Geçmişte iyi bir edebî birikime sahip olmak şimdide de iyi bir edebi birikime sahip olacağınız anlamına gelmez. Fakat şimdide iyi bir edebî birikime sahip olmak geçmişte iyi bir edebî birikime sahip olmaktan geçer. Sanat söz konusu olduğunda sürekli olarak tanımlanan şimdiki zaman, evrensel bir sanat saatidir. Şair edebiyatta meşruiyet kazanmak istiyorsa kendini bu saate göre ayarlamak zorundadır. Üstelik kültür endüstrisi de bu saate göre, onunla mütenasip çalışmalıdır.
Kahramanmaraş Osmanlı’dan beri edebiyatta önemli yerlerden biri olmuş. Divan edebiyatında Hafız, Sünbülzâde Vehbi, Halilî-i Maraşî, Hâmi, Kuddusî Baba gibi isimler başlı başına klasik edebiyatta Maraş’ı sıradan bir şehir olmaktan çıkarıyor. Halk şiiri denilince büyük ozanlar; Karacoğlan, Dadaloğlu, Âşık Mahzuni ve geçmişten günümüze onlarca ozanın ismi zikredilebilir. Cumhuriyet döneminde ise modern Türk şiirinin öncü ismi Necip Fazıl Kısakürek’in aslen Maraşlı olması yeni dönemde de Maraş’ı edebiyatın merkezine oturtuyor. Ayrıca Cumhuriyet dönemi romanının avangart isimlerinden Tahsin Yücel’in Kahramanmaraşlı olması ayrı bir değerdir. Böylece sadece şiirde değil modern bir tür olan romanda da en yetenekli şahsiyetlerden birinin Maraşlı olması, Maraş’ı kanonun merkezine oturtuyor. Ve tabi ki Yedi Güzel Adam… Nuri Pakdil, Cahit Zarifoğlu, Erdem Bayazıt, Rasim Özdenören, Alaeddin Özdenören, M. Akif İnan, Ali Kutlay… Ayrıca bu isimlerin Maraş’tan çıkmış olması Maraş’ı bu anlamda edebiyatın merkezinde bir yere konumlandırıyor.

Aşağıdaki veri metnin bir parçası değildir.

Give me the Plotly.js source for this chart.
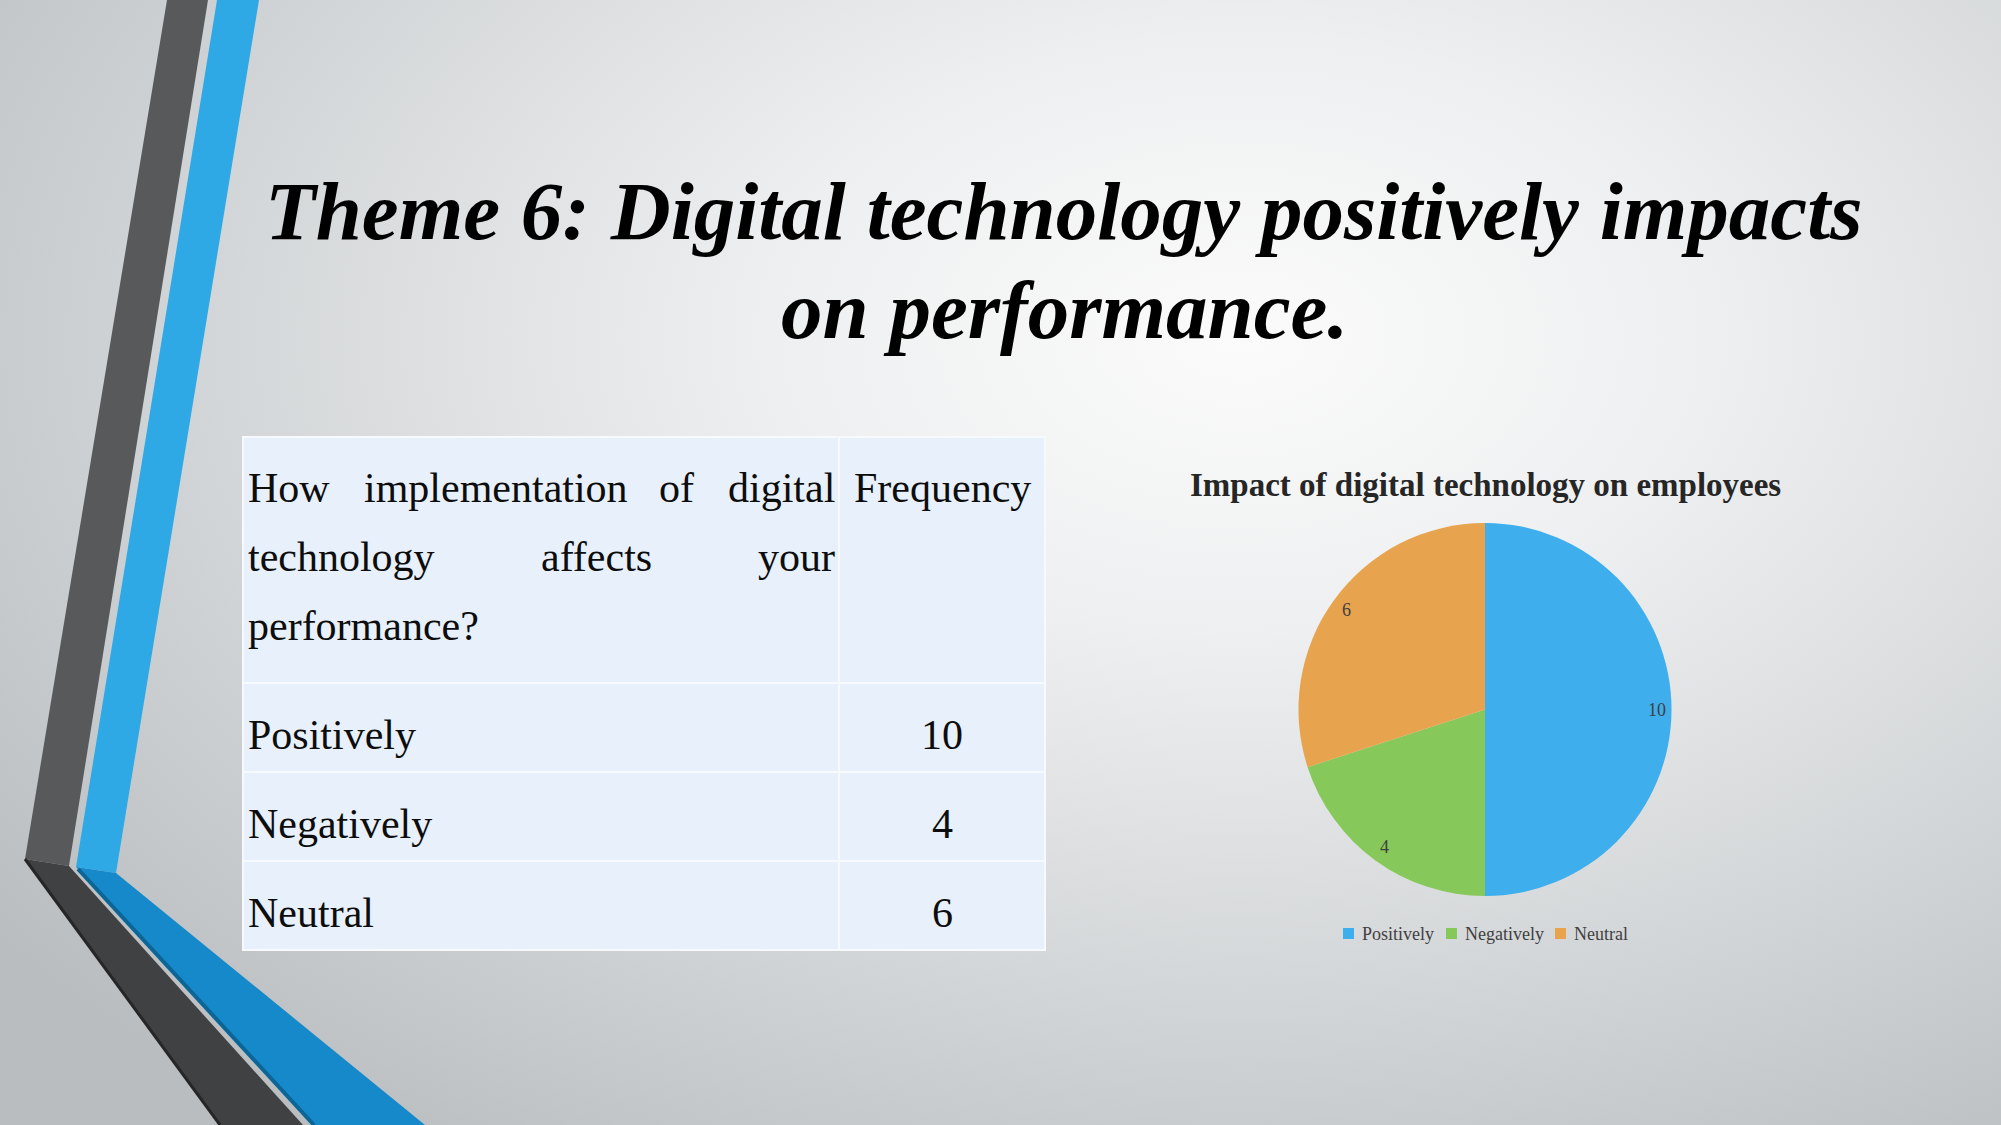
<!DOCTYPE html>
<html>
<head>
<meta charset="utf-8">
<script src="https://cdn.plot.ly/plotly-3.0.1.min.js"></script>
<style>
  html, body { margin: 0; padding: 0; }
  body {
    width: 2001px; height: 1125px; overflow: hidden;
    background: radial-gradient(ellipse 78% 88% at 62% 30%, #fbfbfb 0%, #eeeff0 30%, #d3d6d8 66%, #b9bdc0 100%);
  }
  #chart { width: 2001px; height: 1125px; }
</style>
</head>
<body>
<div id="chart"></div>
<script>
// ---- data ----
const slideTitle = ["Theme 6: Digital technology positively impacts", "on performance."];
const questionLines = [["How", "implementation", "of", "digital"], ["technology", "affects", "your"], ["performance?"]];
const freqHeader = "Frequency";
const categories = ["Positively", "Negatively", "Neutral"];
const frequencies = [10, 4, 6];
const chartTitle = "Impact of digital technology on employees";
const sliceColors = ["#3eaeec", "#87c85a", "#e7a34e"];

// ---- layout helpers (pixel space) ----
const W = 2001, H = 1125;
const serif = "Liberation Serif, Times New Roman, serif";
const shapes = [];
const annotations = [];

function poly(pts, color) {
  shapes.push({type: "path", xref: "x", yref: "y", layer: "below",
    path: "M" + pts.map(p => p[0] + "," + p[1]).join("L") + "Z",
    fillcolor: color, line: {width: 0}});
}
function seg(a, b, color, w) {
  shapes.push({type: "line", xref: "x", yref: "y", layer: "below",
    x0: a[0], y0: a[1], x1: b[0], y1: b[1], line: {color: color, width: w}});
}
// decorative stripes
poly([[167,0],[208,0],[69,866],[25,859]], "#58595b");
poly([[25,859],[69,866],[303,1125],[220,1125]], "#404142");
seg([25,859],[220,1125], "#262626", 3);
poly([[217,0],[259,0],[116,873],[76,867]], "#2ea9e6");
poly([[76,867],[116,873],[425,1125],[312,1125]], "#1589c9");
seg([78,869],[314,1125], "#0d6596", 4);

// slide title
const titleY = [211, 310];
slideTitle.forEach((t, i) => annotations.push({
  xref: "x", yref: "y", x: 1064, y: titleY[i], text: t, showarrow: false,
  xanchor: "center", yanchor: "middle",
  font: {family: serif, size: 83, color: "#000", weight: "bold", style: "italic"}
}));

// table
const tL = 243, tR = 1045, tC = 839, tT = 437, tB = 950;
const rowLines = [683, 772, 861];
shapes.push({type: "rect", xref: "x", yref: "y", layer: "below", x0: tL, x1: tR, y0: tT, y1: tB,
  fillcolor: "#e8f1fb", line: {color: "#f7fafd", width: 2}});
rowLines.forEach(y => seg([tL, y], [tR, y], "#f7fafd", 2));
seg([tC, tT], [tC, tB], "#f7fafd", 2);

const tfont = {family: serif, size: 42, color: "#0d0d0d"};
const off = 15; // baseline -> middle
const qWordX = [[246, 362, 657, 726], [246, 539, 756], [246]];
const qBase = [503, 572, 641];
questionLines.forEach((words, li) => words.forEach((w, wi) => annotations.push({
  xref: "x", yref: "y", x: qWordX[li][wi], y: qBase[li] - off, text: w, showarrow: false,
  xanchor: "left", yanchor: "middle", font: tfont
})));
annotations.push({xref: "x", yref: "y", x: 942, y: 503 - off, text: freqHeader, showarrow: false,
  xanchor: "center", yanchor: "middle", font: tfont});
const rowBase = [750, 839, 928];
categories.forEach((c, i) => {
  annotations.push({xref: "x", yref: "y", x: 246, y: rowBase[i] - off, text: c, showarrow: false,
    xanchor: "left", yanchor: "middle", font: tfont});
  annotations.push({xref: "x", yref: "y", x: 942, y: rowBase[i] - off, text: String(frequencies[i]), showarrow: false,
    xanchor: "center", yanchor: "middle", font: tfont});
});

// chart title
annotations.push({xref: "x", yref: "y", x: 1485, y: 485, text: chartTitle, showarrow: false,
  xanchor: "center", yanchor: "middle",
  font: {family: serif, size: 33, color: "#262626", weight: "bold"}});

// pie geometry
const cx = 1485, cy = 709.5, R = 186.5;
const total = frequencies.reduce((a, b) => a + b, 0);
let cum = 0;
frequencies.forEach((v, i) => {
  const th = 2 * Math.PI * (cum + v / 2) / total;
  cum += v;
  annotations.push({xref: "x", yref: "y",
    x: cx + 0.92 * R * Math.sin(th), y: cy - 0.91 * R * Math.cos(th),
    text: String(v), showarrow: false, xanchor: "center", yanchor: "middle",
    font: {family: serif, size: 18, color: "#404040"}});
});

// legend (drawn manually to match spacing)
const legendX = [1343, 1446, 1555];
const legendY = 933.5;
categories.forEach((c, i) => {
  shapes.push({type: "rect", xref: "x", yref: "y", x0: legendX[i], x1: legendX[i] + 11,
    y0: legendY - 5.5, y1: legendY + 5.5, fillcolor: sliceColors[i], line: {width: 0}});
  annotations.push({xref: "x", yref: "y", x: legendX[i] + 17, y: legendY, text: c, showarrow: false,
    xanchor: "left", yanchor: "middle", font: {family: serif, size: 18, color: "#404040"}});
});

const data = [{
  type: "pie",
  labels: categories,
  values: frequencies,
  sort: false,
  direction: "clockwise",
  rotation: 0,
  textinfo: "none",
  hoverinfo: "label+value",
  showlegend: false,
  marker: {colors: sliceColors, line: {width: 0}},
  domain: {x: [(cx - R) / W, (cx + R) / W], y: [1 - (cy + R) / H, 1 - (cy - R) / H]}
}];

const layout = {
  width: W, height: H,
  margin: {l: 0, r: 0, t: 0, b: 0, pad: 0},
  paper_bgcolor: "rgba(0,0,0,0)",
  plot_bgcolor: "rgba(0,0,0,0)",
  xaxis: {range: [0, W], visible: false, fixedrange: true, domain: [0, 1]},
  yaxis: {range: [H, 0], visible: false, fixedrange: true, domain: [0, 1]},
  showlegend: false,
  shapes: shapes,
  annotations: annotations
};

Plotly.newPlot("chart", data, layout, {displayModeBar: false, staticPlot: true});
</script>
</body>
</html>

Bu bağlamda Maraş edebiyatın Greenwich meridyeninde yer alıyor denilebilir. Casanova’nın ortaya attığı bu kavrama göre; modernite sanatın yegâne şimdiki zamanını, yani bir zaman ölçüsünü yerine oturtmayı mümkün kılan şeyse, Greenwich meridyeni de bir yapıtın değerlendirilmesini, kabul görmesini, ya da tam tersine anakronik veya “taşralı” diye damgalanarak göz ardı edilmesini sağlayan argümandır. Hatta dünyanın merkezi olarak değerlendirilen ve başlangıç meridyeni olarak bilinen Greenwich, hayali bir çizgiyken Maraş’ın meridyeni hiç de hayali bir çizgi olarak durmuyor. Eldeki veriler bunu aşikâre teyit ediyor. Alaeddin Özdenören’in de söylediği gibi, burası müstakil bir ülke, bir şiir ülkesi. Yukarıda adı geçen edebi simalar dışında edebi muhitleriyle, yerelde yayımlanan kitaplarıyla, basılan gazetelerle ve iz bırakan dergileriyle başlı başına bir yazın ülkesi. Maraş; günümüzde yetiştirdiği genç ediplerle de muhteşem bir geçmişe rağmen kültürden kopmuş bir şimdinin şehirlerinden olmadığını teyit ediyor. Nitekim 1970 ve sonrası doğumlu onlarca şairi ve yazarı olan bir şehir. (1970 sonrası Maraşlı Şair ve yazarlar üzerine edebiyat sosyolojisi açısından bir çalışma tarafımızca yürütülmektedir.) Maraş’ın çok kısa bir sürede düşman işgalinden kurtulmasının köklerini de burada aramak lazım. Sanat ve edebiyatı bu kadar güçlü ve canlı olan bir toplumun kolay kolay pes etmesi düşünülemez.